Hochgeehrter Herr Prediger,
Ich möchte nicht die ersten Tage eines neuen Lebens vorübergehen lassen, ohne Ihnen, wenn auch nur schriftlich, den Dank auszusprechen, den ich Ihnen schulde. Sie haben mir in den letzten Jahren meines Aufenthalts in Pforte ein Vertrauen erwiesen, das ich immer mehr und am meisten jetzt zu schätzen gelernt habe. Diesem Vertrauen hat mein Verhalten nicht immer entsprochen: ich gestehe es ein. Sie haben mir verziehen, was ich mir selber nie hätte verzeihen können. Empfangen Sie dafür noch besonders meinen Dank und erinnern Sie sich meiner, wenn es Ihnen möglich ist, freundlich, ohne bittre Empfindung. Sie haben aber auch sonst mit Rath und That mir zur Seite gestanden, über Dinge, die mir fremd waren, mir Aufklärung geboten, mir in meinem Fache, in dem ich schwach war und leider noch bin, freundlichst und mit großem Bemühen nachgeholfen: das alles und dann noch ihre stete Fürsorge für meine Zukunft verbindet mich Ihnen zu dem aufrichtigsten Danke.
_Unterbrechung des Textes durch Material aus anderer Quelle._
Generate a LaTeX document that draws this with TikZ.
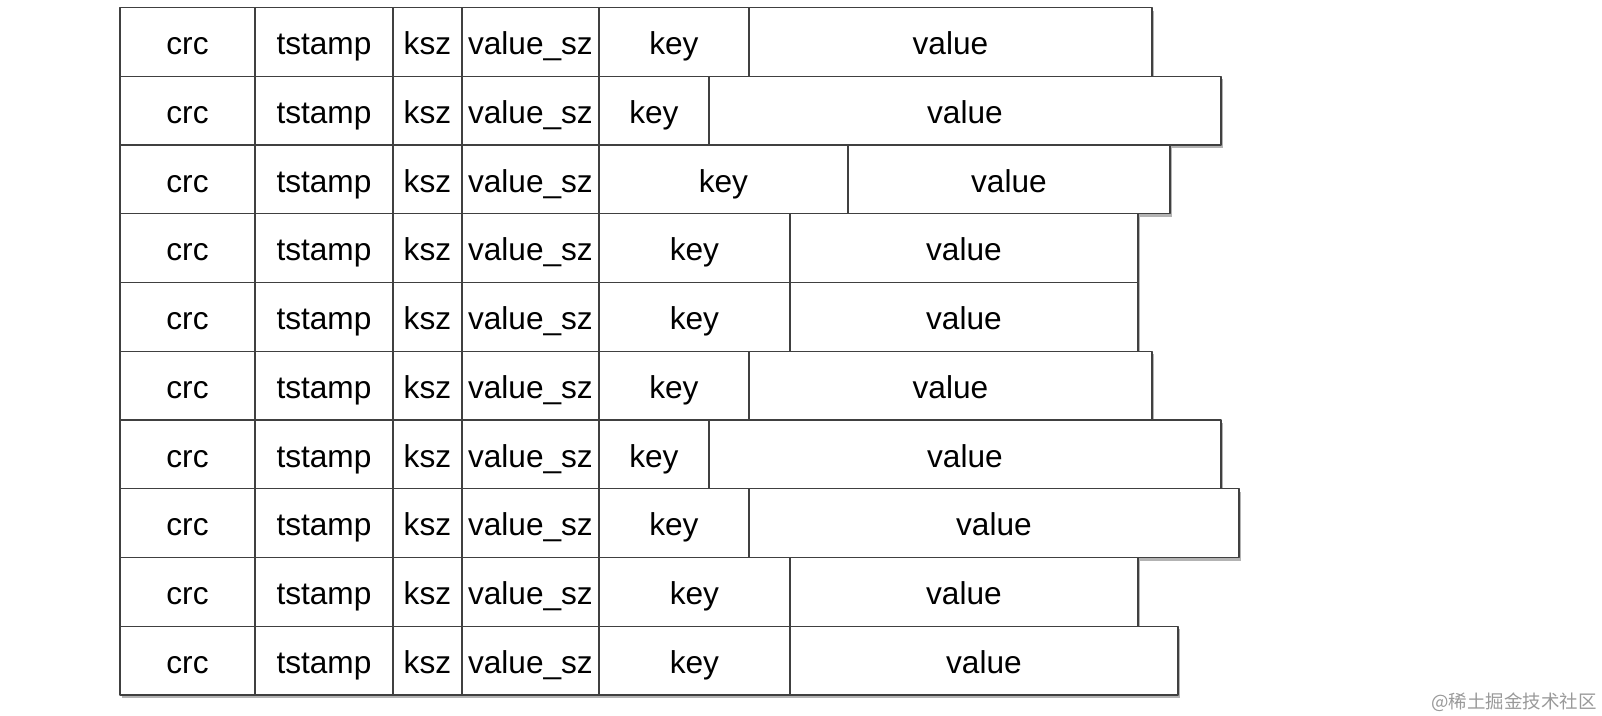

Sie erlauben es mir, daß ich Ihnen dann und wann von mir Nachricht gebe und einiges über meine Studien in meiner neuen Laufbahn Ihnen mittheile: und ich kann sicher sein, daß Sie mir auch für diese Zeit Ihren guten Rath nicht versagen werden. Ich wünsche nur, daß ich Ihnen durch mein zukünftiges Leben Freude machen und auf diese Weise Ihnen einen ungenügenden Dank abstatten kann. Möge Gott im Himmel Ihnen Kraft und Gesundheit schenken, möge er Ihnen, was Sie an mir gethan, vergelten!